How to mail the name of the user that logged off?

Tony Nelson tonynelson at georgeanelson.com
Wed Sep 26 00:41:24 UTC 2007


At 1:29 PM -0500 9/25/07, Mikkel L. Ellertson wrote:

>Tony Nelson wrote:
>> At 2:25 AM -0600 9/25/07, Frank Cox wrote:
>>> On Tue, 25 Sep 2007 01:19:51 -0700
>>> Brian Mury <brianmury at alumni.uvic.ca> wrote:
>>>
>>>> That would work, so long as the user doesn't modify ~/.bash_logout.
>>> chown root.root .bash_logout
>>> chmod 444 .bash_logout
>>> cp .bash_logout /etc/skel
>>>
>>> You're off to the races.
>>
>> The user can just rm .bash_logout and make a new one.  Try it.
>>
>> I suspect a working answer might involve PAM, session, and pam_exec.
>
>Dumb question - can you set PAM to run something when the user logs
>out? Everything I have seen using PAM is when you try to to do
>something, and PAM uses rules to see if you can do it. But the
>application has to ask for authentication. I do not see what would
>be calling PAM. logout is a Bash built-in command - I believe it is
>the same for other shells. The same thing for exit.

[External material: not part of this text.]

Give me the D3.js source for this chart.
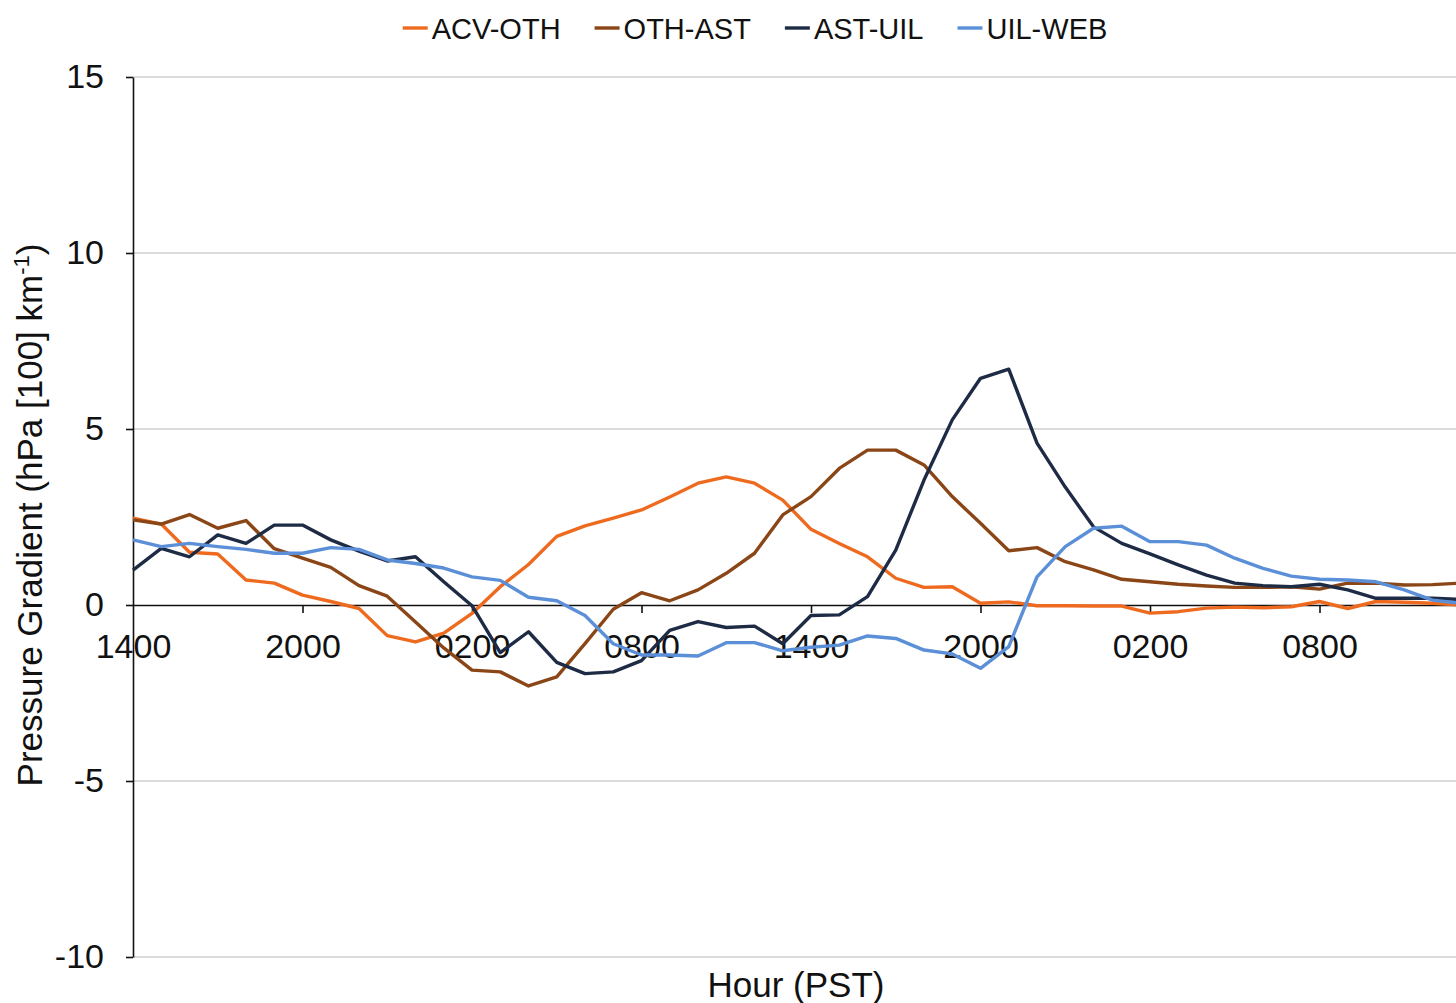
<!DOCTYPE html>
<html>
<head>
<meta charset="utf-8">
<script src="https://cdn.jsdelivr.net/npm/d3@7"></script>
<style>
  body { margin: 0; background: #fff; }
  svg { display: block; font-family: "Liberation Sans", Arial, sans-serif; }
  .axis text { font-size: 34px; fill: #111; }
  .axis path, .axis line { stroke: #111; stroke-width: 1.6; }
</style>
</head>
<body>
<div id="chart"></div>
<script>
(function(){
  'use strict';

  // data: hourly values, hour 0 = 1400 PST
  var seriesNames = ['ACV-OTH', 'OTH-AST', 'AST-UIL', 'UIL-WEB'];
  var seriesColors = ['#ee6a1f', '#8a4616', '#1d2b45', '#5b8fd8'];

  var acvOth = [2.47, 2.3, 1.5, 1.45, 0.71, 0.62, 0.28, 0.1, -0.1, -0.87, -1.05, -0.8,
                -0.24, 0.52, 1.15, 1.95, 2.25, 2.47, 2.7, 3.07, 3.46, 3.64, 3.46, 2.98,
                2.15, 1.75, 1.37, 0.76, 0.5, 0.52, 0.05, 0.09, -0.02, -0.02, -0.03, -0.03,
                -0.23, -0.19, -0.09, -0.06, -0.08, -0.05, 0.1, -0.1, 0.1, 0.08, 0.05, 0.0];

  var othAst = [2.42, 2.3, 2.57, 2.18, 2.4, 1.6, 1.33, 1.07, 0.55, 0.25, -0.48, -1.22,
                -1.85, -1.9, -2.3, -2.04, -1.1, -0.12, 0.35, 0.12, 0.43, 0.9, 1.47, 2.56,
                3.08, 3.88, 4.4, 4.4, 3.98, 3.08, 2.32, 1.54, 1.63, 1.23, 1.0, 0.73,
                0.66, 0.59, 0.54, 0.5, 0.5, 0.52, 0.45, 0.62, 0.62, 0.57, 0.58, 0.62];

  var astUil = [0.99, 1.61, 1.37, 1.99, 1.75, 2.27, 2.27, 1.85, 1.53, 1.25, 1.37, 0.66,
                -0.02, -1.35, -0.76, -1.63, -1.95, -1.9, -1.58, -0.72, -0.47, -0.64, -0.6, -1.1,
                -0.3, -0.28, 0.24, 1.56, 3.55, 5.26, 6.44, 6.7, 4.6, 3.35, 2.22, 1.75,
                1.45, 1.14, 0.85, 0.62, 0.55, 0.52, 0.59, 0.43, 0.19, 0.19, 0.19, 0.16];

  var uilWeb = [1.85, 1.66, 1.75, 1.66, 1.58, 1.47, 1.47, 1.63, 1.58, 1.28, 1.18, 1.05,
                0.8, 0.7, 0.22, 0.12, -0.3, -1.1, -1.42, -1.42, -1.45, -1.07, -1.07, -1.3,
                -1.2, -1.14, -0.88, -0.95, -1.28, -1.39, -1.8, -1.18, 0.8, 1.66, 2.18, 2.24,
                1.8, 1.8, 1.7, 1.33, 1.04, 0.82, 0.73, 0.71, 0.66, 0.43, 0.14, 0.05];

  var allSeries = [acvOth, othAst, astUil, uilWeb];

  var tickHours = [0, 6, 12, 18, 24, 30, 36, 42];
  var tickLabels = ['1400', '2000', '0200', '0800', '1400', '2000', '0200', '0800'];
  var yTicks = [-10, -5, 0, 5, 10, 15];
  var gridValues = [-10, -5, 5, 10, 15];

  var W = 1456, H = 1003;

  var svg = d3.select('#chart').append('svg')
    .attr('width', W)
    .attr('height', H);

  var x = d3.scaleLinear()
    .domain([0, 48])
    .range([133, 133 + 48 * 28.25]);

  var y = d3.scaleLinear()
    .domain([-10, 15])
    .range([957, 77]);

  // grid lines
  svg.selectAll('.grid')
    .data(gridValues)
    .enter()
    .append('line')
    .attr('class', 'grid')
    .attr('x1', x(0))
    .attr('x2', W)
    .attr('y1', function(d) { return y(d); })
    .attr('y2', function(d) { return y(d); })
    .style('stroke', '#cfcfcf')
    .style('stroke-width', 1.6);

  // y axis
  var yAxis = d3.axisLeft(y)
    .tickValues(yTicks)
    .tickSize(7)
    .tickSizeOuter(0)
    .tickPadding(22)
    .tickFormat(function(d) { return d; });

  svg.append('g')
    .attr('class', 'axis')
    .attr('transform', 'translate(' + x(0) + ',0)')
    .call(yAxis);

  // x axis on zero line
  var xAxis = d3.axisBottom(x)
    .tickValues(tickHours)
    .tickSize(8)
    .tickSizeOuter(0)
    .tickPadding(21)
    .tickFormat(function(d, i) { return tickLabels[i]; });

  var gx = svg.append('g')
    .attr('class', 'axis')
    .attr('transform', 'translate(0,' + y(0) + ')')
    .call(xAxis);
  gx.selectAll('.tick').filter(function(d) { return d === 0; }).select('line').remove();

  // series lines
  var line = d3.line()
    .x(function(d, i) { return x(i); })
    .y(function(d) { return y(d); });

  svg.selectAll('.series')
    .data(allSeries)
    .enter()
    .append('path')
    .attr('class', 'series')
    .attr('d', line)
    .style('fill', 'none')
    .style('stroke', function(d, i) { return seriesColors[i]; })
    .style('stroke-width', 3.4)
    .style('stroke-linejoin', 'round');

  // legend
  var legend = svg.append('g').attr('class', 'legend');
  var items = legend.selectAll('g')
    .data(seriesNames)
    .enter()
    .append('g');

  items.append('line')
    .attr('x1', 0).attr('x2', 25)
    .attr('y1', 28).attr('y2', 28)
    .style('stroke', function(d, i) { return seriesColors[i]; })
    .style('stroke-width', 3.4);

  items.append('text')
    .attr('x', 29)
    .attr('y', 39)
    .style('font-size', '29px')
    .style('fill', '#111')
    .text(function(d) { return d; });

  var offset = 0, widths = [];
  items.each(function(d, i) {
    var w = 29 + d3.select(this).select('text').node().getComputedTextLength();
    widths.push(w);
  });
  var gap = 34;
  var total = d3.sum(widths) + gap * (widths.length - 1);
  var start = 755 - total / 2;
  items.attr('transform', function(d, i) {
    var tx = start + offset;
    offset += widths[i] + gap;
    return 'translate(' + tx + ',0)';
  });

  // axis titles
  svg.append('text')
    .attr('x', 796)
    .attr('y', 997)
    .attr('text-anchor', 'middle')
    .style('font-size', '35px')
    .style('fill', '#111')
    .text('Hour (PST)');

  var yl = svg.append('text')
    .attr('transform', 'translate(42,515) rotate(-90)')
    .attr('text-anchor', 'middle')
    .style('font-size', '35px')
    .style('fill', '#111');
  yl.append('tspan').text('Pressure Gradient (hPa [100] km');
  yl.append('tspan').attr('dy', -13).style('font-size', '22px').text('-1');
  yl.append('tspan').attr('dy', 13).text(')');

}());
</script>
</body>
</html>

I think so.  From the source, pam_exec runs the command on both open
session and close session.  I don't see how to distinguish between the two,
or know for sure that it is called on close session.  The SAG says that
"session ...things that need to be done for the user before/after they can
be given service.  ...opening/closing...".